◆ COLLECTED MATERIAL:
* begin *

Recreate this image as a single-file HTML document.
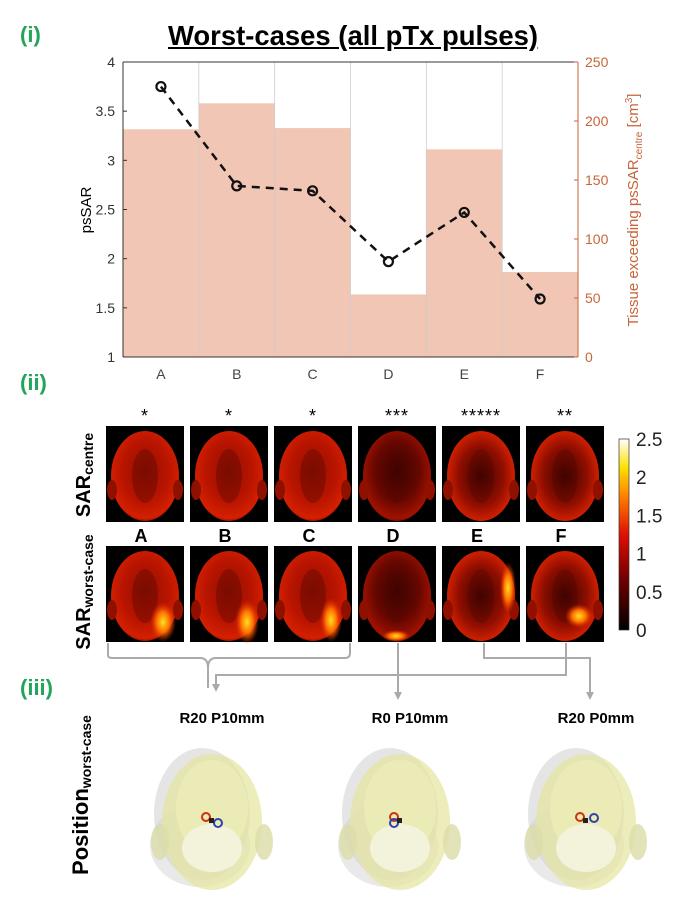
<!DOCTYPE html>
<html><head><meta charset="utf-8"><style>
body{margin:0;background:#fff;font-family:"Liberation Sans",sans-serif;}
#wrap{position:relative;width:681px;height:916px;overflow:hidden;}
.abs{position:absolute;}
.grn{color:#22a45a;font-weight:bold;font-size:22px;}
</style></head><body>
<div id="wrap">
<div class="abs grn" style="left:20px;top:22px">(i)</div>
<div class="abs grn" style="left:20px;top:370px">(ii)</div>
<div class="abs grn" style="left:20px;top:675px">(iii)</div>
<div class="abs" style="left:168px;top:20px;font-size:28px;font-weight:bold;text-decoration:underline;transform:scaleX(0.98);transform-origin:left">Worst-cases (all pTx pulses)</div>
<svg class="abs" style="left:0;top:0" width="681" height="916" id="svg"></svg>
</div>
<script>
const cats=["A","B","C","D","E","F"];
const tissue=[193,215,194,53,176,72];
const pssar=[3.75,2.74,2.69,1.97,2.47,1.59];
const leftTicks=[1,1.5,2,2.5,3,3.5,4];
const rightTicks=[0,50,100,150,200,250];
const stars=["*","*","*","***","*****","**"];
const cbTicks=[0,0.5,1,1.5,2,2.5];
const positions=["R20 P10mm","R0 P10mm","R20 P0mm"];

const NS="http://www.w3.org/2000/svg";
const svg=document.getElementById('svg');
function mk(t,a,p){const e=document.createElementNS(NS,t);for(const k in a)e.setAttribute(k,a[k]);(p||svg).appendChild(e);return e;}
const X0=123,X1=578,Y0=62,Y1=357;
const bw=(X1-X0)/cats.length;
const yL=v=>Y1-(v-1)/3*(Y1-Y0);
const yR=v=>Y1-v/250*(Y1-Y0);
const xC=i=>X0+bw*(i+0.5);
tissue.forEach((v,i)=>{
 const r=mk('rect',{x:X0+bw*i,y:yR(v),width:bw,height:Y1-yR(v),fill:'#f2c6b5'});
 
 
});
for(let i=1;i<cats.length;i++){mk('line',{x1:X0+bw*i,x2:X0+bw*i,y1:Y0,y2:Y1,stroke:'#ccc','stroke-width':0.8});}
mk('line',{x1:X0,x2:X0,y1:Y0,y2:Y1,stroke:'#333'});
mk('line',{x1:X0,x2:X1,y1:Y1,y2:Y1,stroke:'#333'});
mk('line',{x1:X1,x2:X1,y1:Y0,y2:Y1,stroke:'#c8643a'});
mk('line',{x1:X0,x2:X1,y1:Y0,y2:Y0,stroke:'#333'});
leftTicks.forEach(v=>{mk('line',{x1:X0,x2:X0+4,y1:yL(v),y2:yL(v),stroke:'#333'});
 const t=mk('text',{x:X0-8,y:yL(v)+5,'text-anchor':'end','font-size':14,fill:'#333'});t.textContent=v;
 });
rightTicks.forEach(v=>{mk('line',{x1:X1,x2:X1-4,y1:yR(v),y2:yR(v),stroke:'#c8643a'});
 const t=mk('text',{x:X1+7,y:yR(v)+5,'font-size':14,fill:'#c8643a'});t.textContent=v;
 });
cats.forEach((c,i)=>{const t=mk('text',{x:xC(i),y:Y1+22,'text-anchor':'middle','font-size':14,fill:'#444'});t.textContent=c;
 });
let yl=mk('text',{transform:`translate(91,210) rotate(-90)`,'text-anchor':'middle','font-size':15,fill:'#000'});yl.textContent='psSAR';

let yr=mk('text',{transform:`translate(638,210) rotate(-90)`,'text-anchor':'middle','font-size':15,fill:'#c8643a'});
yr.innerHTML='Tissue exceeding psSAR<tspan font-size="10" dy="4">centre</tspan><tspan dy="-4"> [cm</tspan><tspan font-size="10" dy="-6">3</tspan><tspan dy="6">]</tspan>';

const pl=mk('polyline',{points:pssar.map((v,i)=>xC(i)+','+yL(v)).join(' '),fill:'none',stroke:'#111','stroke-width':2.5,'stroke-dasharray':'8,6'});

pssar.forEach((v,i)=>{const c=mk('circle',{cx:xC(i),cy:yL(v),r:4.5,fill:'none',stroke:'#111','stroke-width':2.2});
 });

const defs=mk('defs',{});
function grad(id,stops,cx,cy,r){const g=mk('radialGradient',{id:id,cx:cx,cy:cy,r:r},defs);stops.forEach(s=>mk('stop',{offset:s[0],'stop-color':s[1]},g));}
grad('gA',[[0,'#901000'],[0.6,'#b81400'],[0.95,'#d42000'],[1,'#a01000']],'50%','45%','55%');
grad('gD',[[0,'#380300'],[0.6,'#680700'],[0.95,'#a01200'],[1,'#800a00']],'50%','45%','55%');
grad('gE',[[0,'#380300'],[0.6,'#900e00'],[0.95,'#d82200'],[1,'#a01000']],'50%','50%','55%');
grad('gW',[[0,'#ffe020'],[0.5,'#ff7000'],[1,'rgba(220,40,0,0)']],'50%','50%','50%');
const hx=[106,190,274,358,442,526],hw=78,hh=96;
const rowY=[426,546];
const fills=['gA','gA','gA','gD','gE','gE'];
rowY.forEach((ry,r)=>{
 hx.forEach((x,i)=>{
  const g=mk('g',{});
  
  
  mk('rect',{x:x,y:ry,width:hw,height:hh,fill:'#000'},g);
  mk('ellipse',{cx:x+hw/2,cy:ry+hh/2+2,rx:34,ry:45,fill:'url(#'+fills[i]+')'},g);
  mk('ellipse',{cx:x+6,cy:ry+64,rx:5,ry:10,fill:'#901000'},g);
  mk('ellipse',{cx:x+hw-6,cy:ry+64,rx:5,ry:10,fill:'#901000'},g);
  mk('ellipse',{cx:x+hw/2,cy:ry+hh/2+2,rx:13,ry:27,fill:'#500500',opacity:0.35},g);
  if(r===1){
   const hot=[[x+57,ry+76,13,20],[x+57,ry+76,12,22],[x+57,ry+74,11,22],[x+38,ry+90,14,6],[x+66,ry+42,8,26],[x+53,ry+70,14,12]][i];
   mk('ellipse',{cx:hot[0],cy:hot[1],rx:hot[2],ry:hot[3],fill:'url(#gW)'},g);
  }
 });
});
stars.forEach((s,i)=>{const t=mk('text',{x:hx[i]+hw/2,y:422,'text-anchor':'middle','font-size':18,fill:'#000','letter-spacing':'1'});t.textContent=s;
 });
cats.forEach((c,i)=>{const t=mk('text',{x:hx[i]+hw/2-4,y:542,'text-anchor':'middle','font-size':18,'font-weight':'bold',fill:'#000'});t.textContent=c;
 });
let rl1=mk('text',{transform:'translate(90,475) rotate(-90)','text-anchor':'middle','font-size':20,'font-weight':'bold'});
rl1.innerHTML='SAR<tspan font-size="14" dy="3">centre</tspan>';
let rl2=mk('text',{transform:'translate(90,592) rotate(-90)','text-anchor':'middle','font-size':20,'font-weight':'bold'});
rl2.innerHTML='SAR<tspan font-size="14" dy="3">worst-case</tspan>';
const cg=mk('linearGradient',{id:'cb',x1:0,y1:1,x2:0,y2:0},defs);
[[0,'#000'],[0.3,'#800000'],[0.5,'#e01000'],[0.7,'#ff8000'],[0.85,'#ffe000'],[1,'#fff']].forEach(s=>mk('stop',{offset:s[0],'stop-color':s[1]},cg));
const cbY0=439,cbY1=630;
const cbr=mk('rect',{x:619,y:cbY0,width:10,height:cbY1-cbY0,fill:'url(#cb)',stroke:'#333','stroke-width':0.7});

cbTicks.forEach(v=>{const y=cbY1-v/2.5*(cbY1-cbY0);const t=mk('text',{x:636,y:y+7,'font-size':19,fill:'#222'});t.textContent=v;
 });
const gs={stroke:'#aaa','stroke-width':2,fill:'none'};
mk('path',Object.assign({d:'M108,643 L108,655 Q108,658 112,658 L200,658 Q208,658 208,668 L208,688 M208,668 Q208,658 216,658 L345,658 Q350,658 350,653 L350,643'},gs));
mk('path',Object.assign({d:'M566,643 L566,675 L216,675 L216,686'},gs));
mk('path',Object.assign({d:'M398,643 L398,695'},gs));
mk('path',Object.assign({d:'M484,643 L484,658 L590,658 L590,695'},gs));
[[216,692],[398,700],[590,700]].forEach(p=>mk('path',{d:`M${p[0]-4},${p[1]-8} L${p[0]+4},${p[1]-8} L${p[0]},${p[1]} Z`,fill:'#aaa'}));
let pl3=mk('text',{transform:'translate(88,795) rotate(-90)','text-anchor':'middle','font-size':22,'font-weight':'bold'});
pl3.innerHTML='Position<tspan font-size="14" dy="3">worst-case</tspan>';
const headX=[222,410,596];
positions.forEach((p,i)=>{
 const t=mk('text',{x:headX[i],y:723,'text-anchor':'middle','font-size':15,'font-weight':'bold'});t.textContent=p;
 
 const g=mk('g',{});
 const cx=headX[i]-10,cy=820;
 mk('ellipse',{cx:cx-10,cy:cy-6,rx:48,ry:66,fill:'#cfcfcf',opacity:0.55},g);
 mk('ellipse',{cx:cx-12,cy:cy+25,rx:50,ry:42,fill:'#d4d4d4',opacity:0.5},g);
 mk('ellipse',{cx:cx,cy:cy+2,rx:50,ry:68,fill:'#e6e6a0',opacity:0.7},g);
 mk('ellipse',{cx:cx,cy:cy-12,rx:36,ry:48,fill:'#eeeeb8',opacity:0.7},g);
 mk('ellipse',{cx:cx,cy:cy+28,rx:30,ry:24,fill:'#f4f4e0',opacity:0.9},g);
 mk('ellipse',{cx:cx-52,cy:cy+22,rx:9,ry:18,fill:'#dcdca8',opacity:0.8},g);
 mk('ellipse',{cx:cx+52,cy:cy+22,rx:9,ry:18,fill:'#dcdca8',opacity:0.8},g);
 mk('circle',{cx:cx-6,cy:cy-3,r:4,fill:'none',stroke:'#d03010','stroke-width':2},g);
 mk('circle',{cx:cx+[6,-6,8][i],cy:cy+[3,3,-2][i],r:4,fill:'none',stroke:'#3040b0','stroke-width':2},g);
 mk('rect',{x:cx-3,y:cy-2,width:5,height:5,fill:'#222'},g);
});
</script>
</body></html>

* end *

Search the lines for "document". Copy each line that has it.

Recreate this image as a single-file HTML document.
const svg=document.getElementById('svg');
function mk(t,a,p){const e=document.createElementNS(NS,t);for(const k in a)e.setAttribute(k,a[k]);(p||svg).appendChild(e);return e;}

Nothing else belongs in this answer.